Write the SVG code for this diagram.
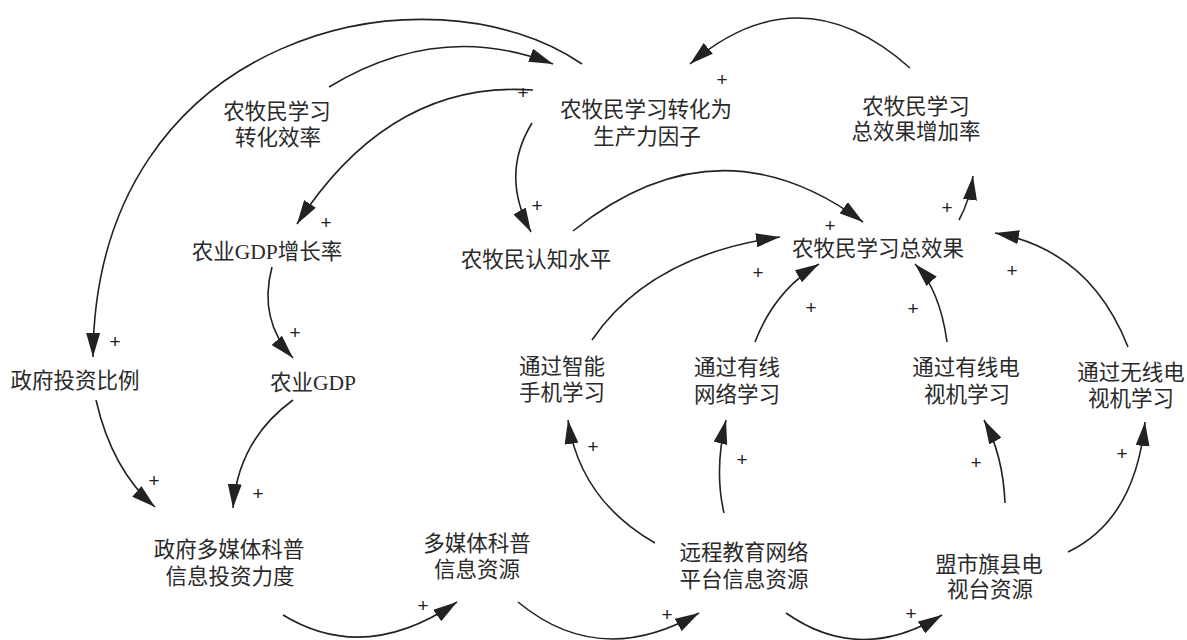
<svg xmlns="http://www.w3.org/2000/svg" width="1187" height="640" viewBox="0 0 1187 640">
<style>
.n{font-family:"Liberation Serif","Noto Sans CJK SC",serif;font-size:21.5px;fill:#2a2a2a;text-anchor:middle}
.p{font-family:"Liberation Sans",sans-serif;font-size:19px;fill:#222;text-anchor:middle;dominant-baseline:central}
.c{fill:none;stroke:#222;stroke-width:1.6;marker-end:url(#ah)}
</style>
<defs>
<marker id="ah" viewBox="0 0 24 14" refX="24" refY="7" markerWidth="24" markerHeight="14" markerUnits="userSpaceOnUse" orient="auto">
<path d="M0,0 L24,7 L0,14 z" fill="#222"/>
</marker>
</defs>
<rect width="1187" height="640" fill="#fff"/>
<g id="connectors">
<path class="c" d="M582,64 C430,-40 95,30 93,357"/>
<path class="c" d="M329,87 Q440,20 553,64"/>
<path class="c" d="M533,90 Q390,80 297,224"/>
<path class="c" d="M532,123 Q500,175 531,232"/>
<path class="c" d="M573,231 Q718,115 863,222"/>
<path class="c" d="M910,68 Q800,-30 690,64"/>
<path class="c" d="M959,220 Q970,200 973,176"/>
<path class="c" d="M272,267 Q258,320 293,358"/>
<path class="c" d="M96,400 Q112,470 155,507"/>
<path class="c" d="M293,400 Q238,440 233,508"/>
<path class="c" d="M283,615 Q365,665 457,602"/>
<path class="c" d="M518,602 Q600,670 699,613"/>
<path class="c" d="M786,613 Q860,665 942,615"/>
<path class="c" d="M655,543 Q580,500 568,420"/>
<path class="c" d="M724,513 Q714,470 726,420"/>
<path class="c" d="M1005,503 Q1003,455 984,420"/>
<path class="c" d="M1068,552 Q1135,520 1145,422"/>
<path class="c" d="M592,340 Q650,255 780,237"/>
<path class="c" d="M755,342 Q775,290 819,264"/>
<path class="c" d="M947,342 Q940,290 915,264"/>
<path class="c" d="M1128,347 Q1090,250 995,233"/>
</g>
<g id="polarity">
<text class="p" x="115" y="341">+</text>
<text class="p" x="523" y="92">+</text>
<text class="p" x="326" y="222">+</text>
<text class="p" x="537" y="205">+</text>
<text class="p" x="830" y="225">+</text>
<text class="p" x="722" y="79">+</text>
<text class="p" x="947" y="207">+</text>
<text class="p" x="295" y="332">+</text>
<text class="p" x="154" y="480">+</text>
<text class="p" x="258" y="493">+</text>
<text class="p" x="423" y="605">+</text>
<text class="p" x="667" y="614">+</text>
<text class="p" x="911" y="613">+</text>
<text class="p" x="593" y="446">+</text>
<text class="p" x="742" y="459">+</text>
<text class="p" x="976" y="462">+</text>
<text class="p" x="1122" y="453">+</text>
<text class="p" x="758" y="272">+</text>
<text class="p" x="811" y="307">+</text>
<text class="p" x="913" y="308">+</text>
<text class="p" x="1012" y="270">+</text>
</g>
<g id="n_zhxl"><text class="n" x="277" y="119">农牧民学习</text><text class="n" x="278" y="145">转化效率</text></g>
<g id="n_scl"><text class="n" x="646" y="117">农牧民学习转化为</text><text class="n" x="647" y="144">生产力因子</text></g>
<g id="n_zjl"><text class="n" x="916" y="114">农牧民学习</text><text class="n" x="916" y="139">总效果增加率</text></g>
<g id="n_gdpr"><text class="n" x="267" y="259">农业GDP增长率</text></g>
<g id="n_rz"><text class="n" x="536" y="267">农牧民认知水平</text></g>
<g id="n_zxg"><text class="n" x="878" y="256">农牧民学习总效果</text></g>
<g id="n_tzbl"><text class="n" x="75" y="388">政府投资比例</text></g>
<g id="n_gdp"><text class="n" x="313" y="390">农业GDP</text></g>
<g id="n_sj"><text class="n" x="562" y="374">通过智能</text><text class="n" x="562" y="400">手机学习</text></g>
<g id="n_yxwl"><text class="n" x="737" y="375">通过有线</text><text class="n" x="737" y="402">网络学习</text></g>
<g id="n_yxds"><text class="n" x="966" y="375">通过有线电</text><text class="n" x="967" y="402">视机学习</text></g>
<g id="n_wxds"><text class="n" x="1131" y="380">通过无线电</text><text class="n" x="1131" y="406">视机学习</text></g>
<g id="n_tzld"><text class="n" x="229" y="557">政府多媒体科普</text><text class="n" x="230" y="584">信息投资力度</text></g>
<g id="n_dmt"><text class="n" x="477" y="551">多媒体科普</text><text class="n" x="477" y="577">信息资源</text></g>
<g id="n_ycjy"><text class="n" x="744" y="560">远程教育网络</text><text class="n" x="744" y="587">平台信息资源</text></g>
<g id="n_mstv"><text class="n" x="989" y="572">盟市旗县电</text><text class="n" x="990" y="597">视台资源</text></g>
</svg>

--------------------------------

• [Exercise directions] Transcribe all of the material exactly, leaving out whatever pictures it contains.

• [Response to the task]
Write the SVG code for this diagram.
<svg xmlns="http://www.w3.org/2000/svg" width="1187" height="640" viewBox="0 0 1187 640">
<style>
.n{font-family:"Liberation Serif","Noto Sans CJK SC",serif;font-size:21.5px;fill:#2a2a2a;text-anchor:middle}
.p{font-family:"Liberation Sans",sans-serif;font-size:19px;fill:#222;text-anchor:middle;dominant-baseline:central}
.c{fill:none;stroke:#222;stroke-width:1.6;marker-end:url(#ah)}
</style>
<defs>
<marker id="ah" viewBox="0 0 24 14" refX="24" refY="7" markerWidth="24" markerHeight="14" markerUnits="userSpaceOnUse" orient="auto">
<path d="M0,0 L24,7 L0,14 z" fill="#222"/>
</marker>
</defs>
<rect width="1187" height="640" fill="#fff"/>
<g id="connectors">
<path class="c" d="M582,64 C430,-40 95,30 93,357"/>
<path class="c" d="M329,87 Q440,20 553,64"/>
<path class="c" d="M533,90 Q390,80 297,224"/>
<path class="c" d="M532,123 Q500,175 531,232"/>
<path class="c" d="M573,231 Q718,115 863,222"/>
<path class="c" d="M910,68 Q800,-30 690,64"/>
<path class="c" d="M959,220 Q970,200 973,176"/>
<path class="c" d="M272,267 Q258,320 293,358"/>
<path class="c" d="M96,400 Q112,470 155,507"/>
<path class="c" d="M293,400 Q238,440 233,508"/>
<path class="c" d="M283,615 Q365,665 457,602"/>
<path class="c" d="M518,602 Q600,670 699,613"/>
<path class="c" d="M786,613 Q860,665 942,615"/>
<path class="c" d="M655,543 Q580,500 568,420"/>
<path class="c" d="M724,513 Q714,470 726,420"/>
<path class="c" d="M1005,503 Q1003,455 984,420"/>
<path class="c" d="M1068,552 Q1135,520 1145,422"/>
<path class="c" d="M592,340 Q650,255 780,237"/>
<path class="c" d="M755,342 Q775,290 819,264"/>
<path class="c" d="M947,342 Q940,290 915,264"/>
<path class="c" d="M1128,347 Q1090,250 995,233"/>
</g>
<g id="polarity">
<text class="p" x="115" y="341">+</text>
<text class="p" x="523" y="92">+</text>
<text class="p" x="326" y="222">+</text>
<text class="p" x="537" y="205">+</text>
<text class="p" x="830" y="225">+</text>
<text class="p" x="722" y="79">+</text>
<text class="p" x="947" y="207">+</text>
<text class="p" x="295" y="332">+</text>
<text class="p" x="154" y="480">+</text>
<text class="p" x="258" y="493">+</text>
<text class="p" x="423" y="605">+</text>
<text class="p" x="667" y="614">+</text>
<text class="p" x="911" y="613">+</text>
<text class="p" x="593" y="446">+</text>
<text class="p" x="742" y="459">+</text>
<text class="p" x="976" y="462">+</text>
<text class="p" x="1122" y="453">+</text>
<text class="p" x="758" y="272">+</text>
<text class="p" x="811" y="307">+</text>
<text class="p" x="913" y="308">+</text>
<text class="p" x="1012" y="270">+</text>
</g>
<g id="n_zhxl"><text class="n" x="277" y="119">农牧民学习</text><text class="n" x="278" y="145">转化效率</text></g>
<g id="n_scl"><text class="n" x="646" y="117">农牧民学习转化为</text><text class="n" x="647" y="144">生产力因子</text></g>
<g id="n_zjl"><text class="n" x="916" y="114">农牧民学习</text><text class="n" x="916" y="139">总效果增加率</text></g>
<g id="n_gdpr"><text class="n" x="267" y="259">农业GDP增长率</text></g>
<g id="n_rz"><text class="n" x="536" y="267">农牧民认知水平</text></g>
<g id="n_zxg"><text class="n" x="878" y="256">农牧民学习总效果</text></g>
<g id="n_tzbl"><text class="n" x="75" y="388">政府投资比例</text></g>
<g id="n_gdp"><text class="n" x="313" y="390">农业GDP</text></g>
<g id="n_sj"><text class="n" x="562" y="374">通过智能</text><text class="n" x="562" y="400">手机学习</text></g>
<g id="n_yxwl"><text class="n" x="737" y="375">通过有线</text><text class="n" x="737" y="402">网络学习</text></g>
<g id="n_yxds"><text class="n" x="966" y="375">通过有线电</text><text class="n" x="967" y="402">视机学习</text></g>
<g id="n_wxds"><text class="n" x="1131" y="380">通过无线电</text><text class="n" x="1131" y="406">视机学习</text></g>
<g id="n_tzld"><text class="n" x="229" y="557">政府多媒体科普</text><text class="n" x="230" y="584">信息投资力度</text></g>
<g id="n_dmt"><text class="n" x="477" y="551">多媒体科普</text><text class="n" x="477" y="577">信息资源</text></g>
<g id="n_ycjy"><text class="n" x="744" y="560">远程教育网络</text><text class="n" x="744" y="587">平台信息资源</text></g>
<g id="n_mstv"><text class="n" x="989" y="572">盟市旗县电</text><text class="n" x="990" y="597">视台资源</text></g>
</svg>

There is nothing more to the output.